Понятное дело, что приезд доктора был для Таракановки настоящим событием и надолго сделался предметом разговоров, а доктор между тем жил себе в избушке Луковны, ни с кем не знакомился и не бывал нигде, кроме нашего дома, что очень польстило всем нам! Когда по утрам доктор уходил купаться или гулять, я, пользуясь его отсутствием, проникал в избушку Луковны и с жадным вниманием осматривал все, что было в ней нового, — мягкие ковры, походную железную кровать, несколько книг, разложенных на лавке в величайшем порядке, а главное, письменный стол, на котором была целая коллекция самых заманчивых штучек; как будущий доктор, я очень внимательно присматривался к этой обстановке, хотя и не мог преодолеть чувства невольного страха при виде большого ящика с хирургическими инструментами. Избушка Луковны была теперь неузнаваема: стены были оклеены голубыми обоями, на полу настланы ковры, поставлен диван, стулья и круглый десертный стол; на стенах было навешено несколько олеографий, в комнате Меркулыча стояли дорожный умывальный прибор, дорожный чайный погребец и шкатулка с столовым серебром. На окнах появились коричневые занавески и белые шторки, двор был выметен, даже поправлен покосившийся забор в огороде. У Луковны и Лапы появился целый ряд дорогих подарков, которые они тащили прежде всего показать к нам, возбуждая наше общее удивление, восторг и зависть. Странное дело, раньше я никогда не испытывал этого чувства, потому что хорошо было только то, что было в нашем доме; а тут вдруг появились подсвечники в восемь рублей пара, столовые ложки в полтораста рублей дюжина, золотые часы в двести рублей, бархатные ковры в пятьдесят рублей, денщик, почтительно покашливавший в передней; словом, мои глаза открылись, и я понял истинные причины нашей фамильной гордости и от всей души возненавидел художественные заплатки и все остальные проявления вопиющей бедности, в когтях которой так крепко сидела наша семья.
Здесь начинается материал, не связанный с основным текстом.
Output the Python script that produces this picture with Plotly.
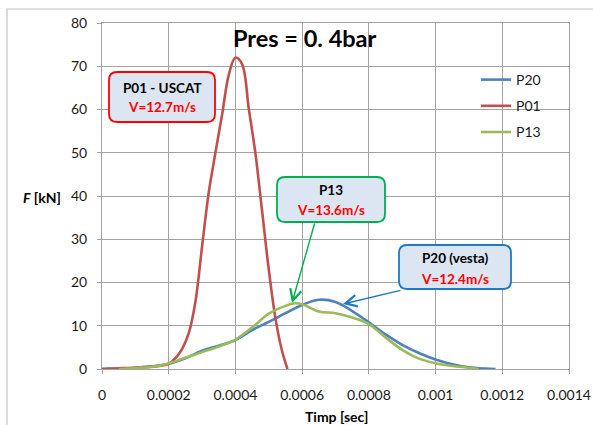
import plotly.graph_objects as go

# ---------------- data ----------------
t_p20_us = [0, 50, 100, 150, 200, 250, 300, 350, 400, 450, 500, 550, 600, 650, 700,
            750, 800, 850, 900, 950, 1000, 1050, 1100, 1150, 1180]
f_p20 = [0, 0.1, 0.3, 0.6, 1.2, 2.5, 4.2, 5.4, 6.7, 9.0, 10.9, 12.9, 14.8, 16.0, 15.5,
         13.4, 10.8, 8.0, 5.6, 3.7, 2.2, 1.1, 0.4, 0.1, 0]

t_p01_us = [0, 20, 40, 60, 80, 100, 120, 140, 160, 180, 200, 220, 240, 260, 280, 300,
            320, 340, 360, 380, 400, 420, 440, 460, 480, 500, 520, 540, 556]
f_p01 = [0, 0.1, 0.1, 0.2, 0.2, 0.3, 0.4, 0.5, 0.6, 0.8, 1.2, 2.5, 4.6, 8.3, 15.5, 28.3,
         40.8, 50.0, 58.8, 68.0, 72.0, 70.5, 60.2, 49.8, 36.5, 23.0, 11.7, 4.1, 0]

t_p13_us = [50, 100, 150, 200, 250, 300, 350, 400, 450, 500, 550, 580, 600, 650, 700,
            750, 800, 850, 900, 950, 1000, 1050, 1100, 1130]
f_p13 = [0, 0.2, 0.5, 1.3, 2.6, 3.9, 5.2, 6.8, 9.6, 12.8, 14.6, 15.2, 15.0, 13.3, 12.9,
         11.9, 10.4, 7.3, 4.4, 2.4, 1.35, 0.7, 0.3, 0]

x_tick_vals = [0, 0.0002, 0.0004, 0.0006, 0.0008, 0.001, 0.0012, 0.0014]
x_tick_text = ["0", "0.0002", "0.0004", "0.0006", "0.0008", "0.001", "0.0012", "0.0014"]
y_tick_vals = [0, 10, 20, 30, 40, 50, 60, 70, 80]

title_text = "Pres = 0. 4bar"
x_title = "Timp [sec]"
y_title = "<b><i>F</i> [kN]</b>"

# ---------------- layout geometry ----------------
W, H = 593, 425
L, R, T, B = 102, 24, 23, 56
PW, PH = W - L - R, H - T - B
FONT = "Lato, 'Open Sans', sans-serif"


def px(xp):
    return (xp - L) / PW


def py(yp):
    return (H - B - yp) / PH


def rounded_box(x0, y0, x1, y1, r=8):
    # pixel coords (y down) -> paper path
    rx, ry = r / PW, r / PH
    X0, X1 = px(x0), px(x1)
    Yt, Yb = py(y0), py(y1)
    return (f"M {X0+rx},{Yt} L {X1-rx},{Yt} Q {X1},{Yt} {X1},{Yt-ry} "
            f"L {X1},{Yb+ry} Q {X1},{Yb} {X1-rx},{Yb} L {X0+rx},{Yb} "
            f"Q {X0},{Yb} {X0},{Yb+ry} L {X0},{Yt-ry} Q {X0},{Yt} {X0+rx},{Yt} Z")


def us(v):
    return [t * 1e-6 for t in v]


fig = go.Figure()
series = [("P20", t_p20_us, f_p20, "#4F81BD"),
          ("P01", t_p01_us, f_p01, "#C0504D"),
          ("P13", t_p13_us, f_p13, "#9BBB59")]
for name, t, f, c in series:
    fig.add_trace(go.Scatter(x=us(t), y=f, name=name, mode="lines",
                             legendgroup=name,
                             line=dict(color=c, width=2.6, shape="spline", smoothing=1)))

grid = "#a3a3a3"
TXT = "#1a1a1a"
fig.update_layout(
    width=W, height=H,
    margin=dict(l=L, r=R, t=T, b=B, pad=0, autoexpand=False),
    paper_bgcolor="white", plot_bgcolor="white",
    font=dict(family=FONT, size=14, color=TXT),
    showlegend=True,
    legend=dict(x=px(476), y=py(64), xanchor="left", yanchor="top",
                font=dict(size=14, color=TXT), bgcolor="rgba(0,0,0,0)",
                traceorder="grouped", tracegroupgap=5, itemwidth=30),
    xaxis=dict(range=[0, 0.0014], tickvals=x_tick_vals, ticktext=x_tick_text,
               automargin=False,
               showgrid=True, gridcolor=grid, gridwidth=1, zeroline=False,
               showline=True, linecolor=grid, linewidth=1, mirror=True,
               ticks="outside", ticklen=4, tickcolor=grid, ticklabelstandoff=9,
               tickfont=dict(size=14, color=TXT)),
    yaxis=dict(range=[0, 80], tickvals=y_tick_vals, automargin=False,
               showgrid=True, gridcolor=grid, gridwidth=1, zeroline=False,
               showline=True, linecolor=grid, linewidth=1, mirror=True,
               ticks="outside", ticklen=4, tickcolor=grid, ticklabelstandoff=7,
               tickfont=dict(size=14, color=TXT)),
)

shapes = []
# outer chart frame (top & left edges visible)
shapes.append(dict(type="path", xref="paper", yref="paper",
                   path=f"M {px(7)},{py(430)} L {px(7)},{py(9)} L {px(600)},{py(9)}",
                   line=dict(color="#c4c4c4", width=1.2), layer="below"))
boxes = [((109, 72, 215, 122), "#FF0000"),
         ((277, 177, 385, 222), "#00B050"),
         ((399, 245, 511, 289), "#1F7AC4")]
for (bx0, by0, bx1, by1), col in boxes:
    shapes.append(dict(type="path", xref="paper", yref="paper",
                       path=rounded_box(bx0, by0, bx1, by1),
                       line=dict(color=col, width=1.8), fillcolor="#DCE6F2", layer="above"))
fig.update_layout(shapes=shapes)

ann = []
ann.append(dict(text="<b>" + title_text + "</b>", xref="paper", yref="paper",
                x=px(305), y=py(38), showarrow=False, xanchor="center", yanchor="middle",
                font=dict(size=23.5, color="#000000")))
ann.append(dict(text=y_title, xref="paper", yref="paper", x=px(42), y=py(197),
                showarrow=False, xanchor="center", yanchor="middle",
                font=dict(size=14, color="#000000")))
ann.append(dict(text="<b>" + x_title + "</b>", xref="paper", yref="paper", x=px(336), y=py(416),
                showarrow=False, xanchor="center", yanchor="middle",
                font=dict(size=14, color="#000000")))
labels = [("P01 - USCAT", "V=12.7m/s", 162, 88, 107),
          ("P13", "V=13.6m/s", 331, 190, 210),
          ("P20 (vesta)", "V=12.4m/s", 455, 258, 279)]
for l1, l2, cx, y1, y2 in labels:
    ann.append(dict(text="<b>" + l1 + "</b>", xref="paper", yref="paper", x=px(cx), y=py(y1),
                    showarrow=False, xanchor="center", yanchor="middle",
                    font=dict(size=13.5, color="#000000")))
    ann.append(dict(text="<b>" + l2 + "</b>", xref="paper", yref="paper", x=px(cx), y=py(y2),
                    showarrow=False, xanchor="center", yanchor="middle",
                    font=dict(size=13.5, color="#FF0000")))
# arrows
ann.append(dict(text="", xref="paper", yref="paper", x=px(292), y=py(303),
                ax=315 - 292, ay=222 - 303, showarrow=True, arrowhead=5, arrowsize=1.6,
                arrowwidth=1.4, arrowcolor="#00B050", standoff=0))
ann.append(dict(text="", xref="paper", yref="paper", x=px(343), y=py(304),
                ax=402 - 343, ay=290 - 304, showarrow=True, arrowhead=5, arrowsize=1.6,
                arrowwidth=1.4, arrowcolor="#1F7AC4", standoff=0))
fig.update_layout(annotations=ann)

fig.write_html("out.html", config={"displayModeBar": False},
               post_script="document.body.style.margin='0px';document.body.style.overflow='hidden';")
Все вещи, которые привез доктор с собой, мы знали наперечет, и в нашем доме происходили длиннейшие разговоры о сравнительном достоинстве какой-нибудь серебряной сахарницы и дорожного томпакового самовара; мать принимала особенно горячо к своему сердцу все, что привез с собой доктор, так что отец даже рассердился на нее и каким-то обиженным тоном проговорил:
— Ну, пошли в чужом рте зубы считать… Разве это хорошо? Если есть что — и слава богу, на две с половиной тысячи можно завести, а вот если бы Сергей Павлович без этих денег завел все это, тогда бы другое дело. Дай мне две-то тыщи, так и я всего накуплю.
Отец мало обращал внимания на докторские вещи, он даже как будто был недоволен ими и все говорил о двух тысячах жалованья, которые положительно не давали ему спать; мать, наоборот, совсем увлеклась одними вещами и ни о чем другом больше и говорить не могла. Бедная мать, она теряла свой здравый смысл под блеском докторского серебра, и мне положительно делалось ее жаль, особенно раз, когда Лапа в пылу увлечения совсем расхвасталась и начала подробно описывать те вещи, которые остались у брата в Петербурге и которых она не видела; совсем позабывшись, Лапа начинала рассказывать, как они поедут все в Петербург и как будут жить там.
— Нас тогда не забудьте, Олимпиада Павловна, — ядовито заметила мать, задетая за живое этим хвастовством. — Только я так думаю, что в Петербурге много людей, даст бог Сергей Павлыч женится на богатой невесте, пожалуй, и не уживетесь с богатой-то снохой.
Лапа только улыбалась, глубоко уверенная, что для них с матерью наступил теперь золотой век и что с этой позиции сбить их не в силах никакая богатая сноха; но ей вскоре пришлось жестоко раскаяться в своей излишней доверчивости. Луковна отлично знала жизнь и людей и не обманывала себя розовыми надеждами, по-прежнему оставаясь скромной и почтительной; доктор купил ей материи на несколько платьев и строго следил за ней, чтобы она не смела ходить в старых тряпках. Последнее обстоятельство и радовало и вместе смущало Луковну; ей до смерти хотелось спрятать все покупки в ящик на черный день, в который она продолжала верить по старой привычке; меня удивляла эта скромность Луковны, и я с детской откровенностью высказывал ей занимавшие меня мысли.